RedMagic 10S Pro benchmarks and throttling tests
The RedMagic 10S Pro is a mid-season upgrade of the 10 Pro. That phone arrived late last year as one of the first Snapdragon 8 Elite devices and it was the first RedMagic to use liquid metal to improve cooling. The company has had time to refine its setup since then.
The 'Leading Version' of the Snapdragon 8 Elite is now available, which overclocks the CPU and GPU. The two Orion Prime cores now run at 4.47GHz, up from 4.32GHz on the original model, the six performance cores stay put. Also, the Adreno 830 GPU now runs at 1.2GHz, up from 1.1GHz.
RedMagic 10S Pro in Nightfall, Moonlight and Dusk
There are other changes – the RAM (up to 24GB) is now LPDDR5T, which should offer more bandwidth than the LPDDR5X used in the 10 Pro. Storage is up to 1TB of UFS 4.1 Pro.
Performance
We tested the RedMagic 10S Pro with and without its cooling fan to see how much of a difference it made. Let's look at performance first – note that the fan doesn't really do much for peak performance, it's mostly about sustained performance, which is coming up in the next chapter.
With the Prime CPU cores clocked higher, the 10S Pro edges out ahead of the 10 Pro in the Geekbench single-threaded test and is ahead of a pack of Snapdragon 8 Elite and Dimensity 9400 powered phones. However, once the two Prime cores have to share the power budget with the six Performance cores, things even out with the original model. There are still applications that do heavy single-threaded tasks, they should see a small bump. Optimized apps and games won't see a big benefit.
The GPU overclock has a bigger impact for gaming and helped the 10S Pro open up a lead on competing devices in the Wild Life Extreme benchmark. That will translate in higher fps in games that weren't hitting the refresh rate cap and more stable gameplay in games that were.

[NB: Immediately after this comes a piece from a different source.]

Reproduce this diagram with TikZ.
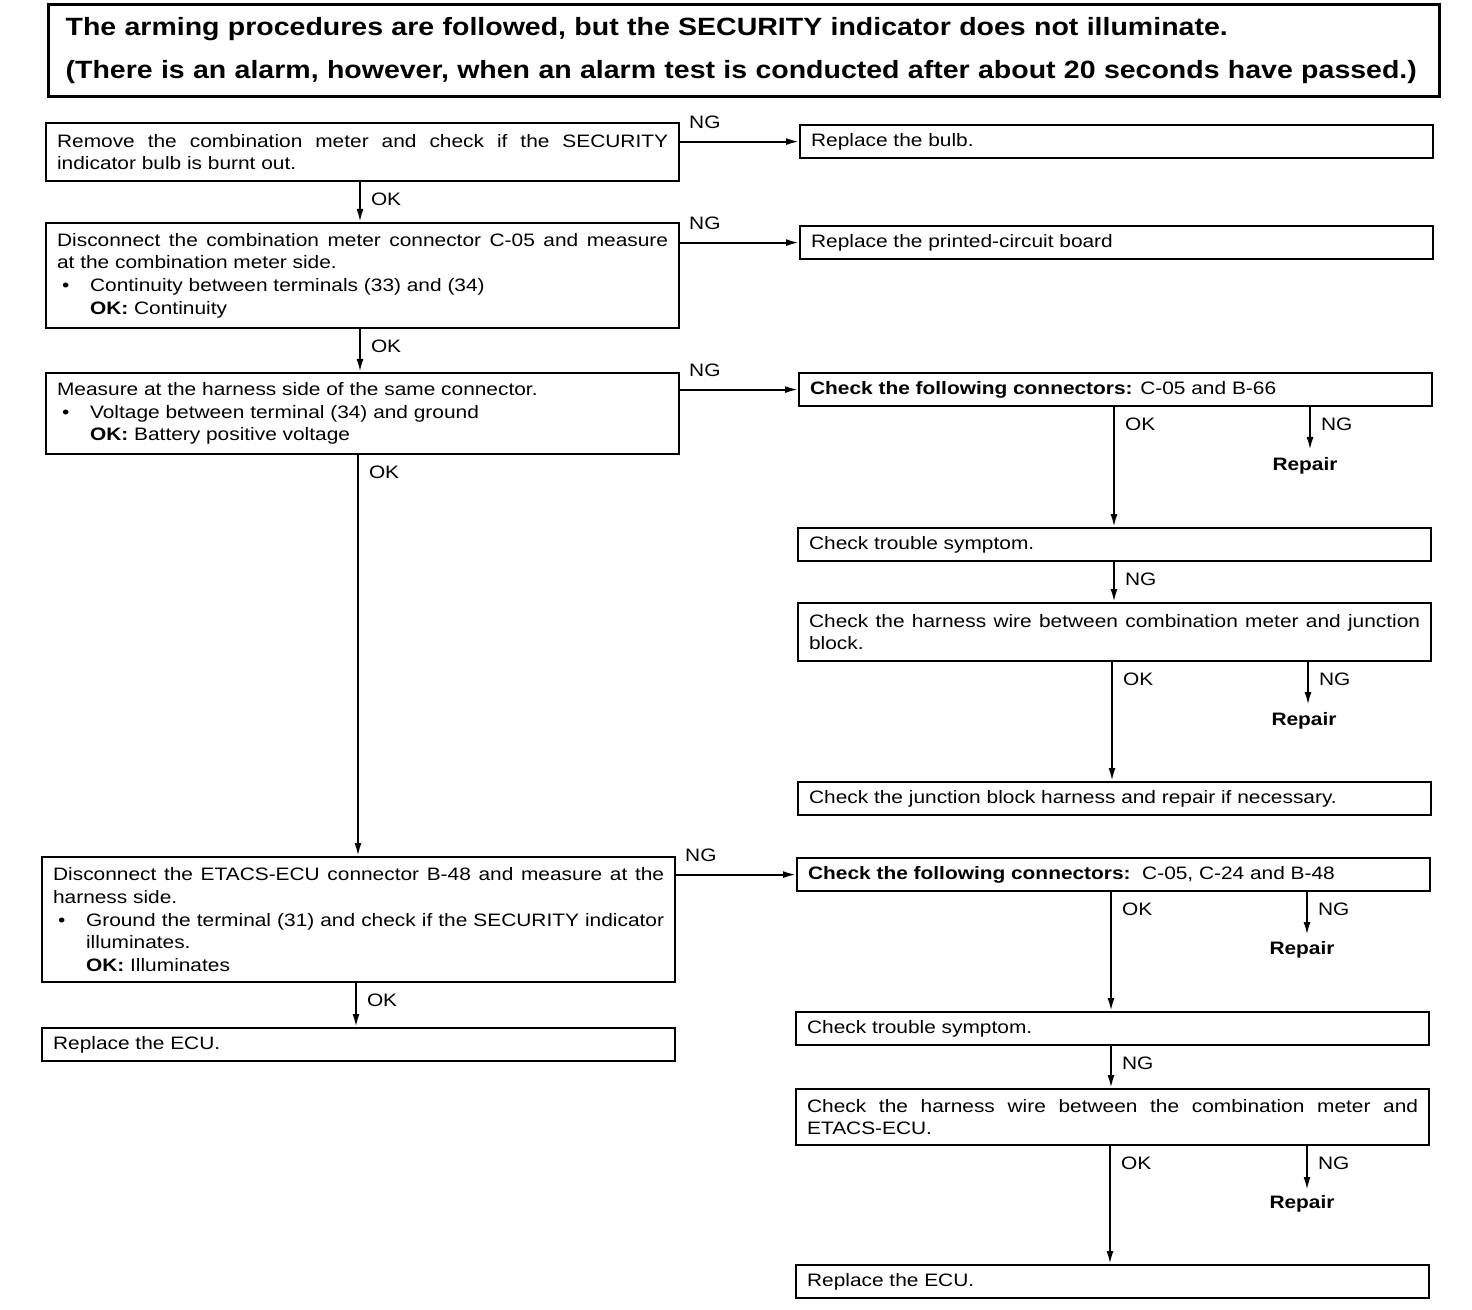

Strangely, the RedMagic doesn't do so well on the Solar Bay test, 3DMark's ray tracing benchmark. The 10S Pro posts a higher score than the 10 Pro, but neither can match other Snapdragon 8 Elite and Dimensity 9400 phones.
AnTuTu is a whole-system test, so it tests additional components like RAM and storage bandwidth. The 10S Pro shows a small but noticeable improvement over the 10 Pro.
Stability
With the original 10 Pro, RedMagic added liquid metal – this is an alloy that melts at very low temperature and has very high thermal conductivity. It's used in gaming PCs and laptops as it performs better than typical thermal compound.
In the RedMagic 10S Pro there is 36mm² of liquid metal in direct contact with the chip (30% more than there was on the 10 Pro). This guides heat to a 12,000mm² vapor chamber that spreads the heat around. But the phone doesn't rely on just passive cooling – it could, but for gaming you can enable the 23,000rpm fan. The cooling setup of the RedMagic 10S Pro
This fan sucks in cool air from the outside, pulls it across the phone over the chipset and dumps the now warm air out the other side. In our RedMagic 10 Pro review we noted that this system wasn't as effective as it has been on previous generations. Let's see if the refined cooling system on the 10S Pro does any better.
Unfortunately, the CPU still throttles pretty heavily – down to 56% from peak with the fan on, compared to 54% with the fan off (on the 10 Pro it was 57% and 54%, respectively). However, the fan does smooth out some of the bumpiness in the chart.
CPU stability test: fan off • fan on
Moving over to the GPU and the results aren't any better. The stability reported by 3DMark in the Wild Life Extreme test is within the margin of error, as is the performance – both the best and lowest score from the test.
GPU stability test: fan off • fan on
Does the fan actually do anything? Indeed it does – here's a look through a thermal camera showing the phone under load. You can see the warm air coming out of the phone heating up the desk below (the camera can't see the air itself, obviously).
RedMagic 10S Pro in thermal vision
The RedMagic 10S Pro is a very fast phone – performance is not an issue. However, the active cooling system does not bring enough benefit to justify the extra cost and complications (e.g. the basic water resistance) associated with it.